Just eleven nautical miles south of Ibiza Town, FORMENTERA (population 8212) is the smallest of the four main Balearic Islands, measuring just 20km from east to west. Formentera’s history more or less parallels that of Ibiza, though between 1348 and 1697 it was left uninhabited for fear of pirate raids. Like Ibiza, it was a key part of the 1960s hippie trail (Pink Floyd made an album here), and the island retains a bohemian character.

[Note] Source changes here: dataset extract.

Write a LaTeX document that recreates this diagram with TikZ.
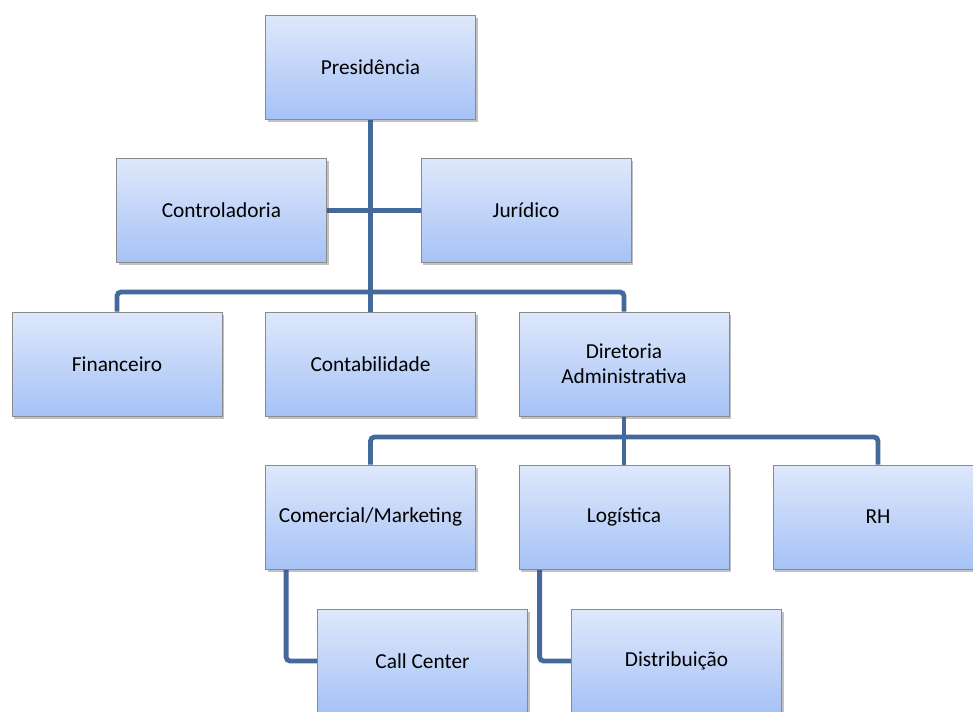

Formentera is very arid, and mainly covered in rosemary, which grows wild everywhere; it also crawls with thousands of brilliant-green Ibiza wall lizards (Podarcis pityusensis), which flourish in parched scrubland. The economy is tourism-based, taking advantage of some of Spain’s longest, whitest and least-crowded beaches. Development has been limited, and visitors come here seeking escape rather than sophistication. Nude sunbathing is the norm just about everywhere, except in Es Pujols.
Northwest of Es Pujols are the absolutely spectacular sands of Platja de Ses Illetes, and, across a narrow channel, the uninhabited island of Espalmador, where there’s another great beach, and water turquoise enough to trump any Caribbean brochure. It’s possible to wade across most of the year, or you can get to Espalmador on one of the regular boats from La Savina (May–Oct only; €10 return).
Taking up most of Formentera’s southern coastline, Platja de Migjorn is a sweeping bay with 5km of pale sands and crystalline waters.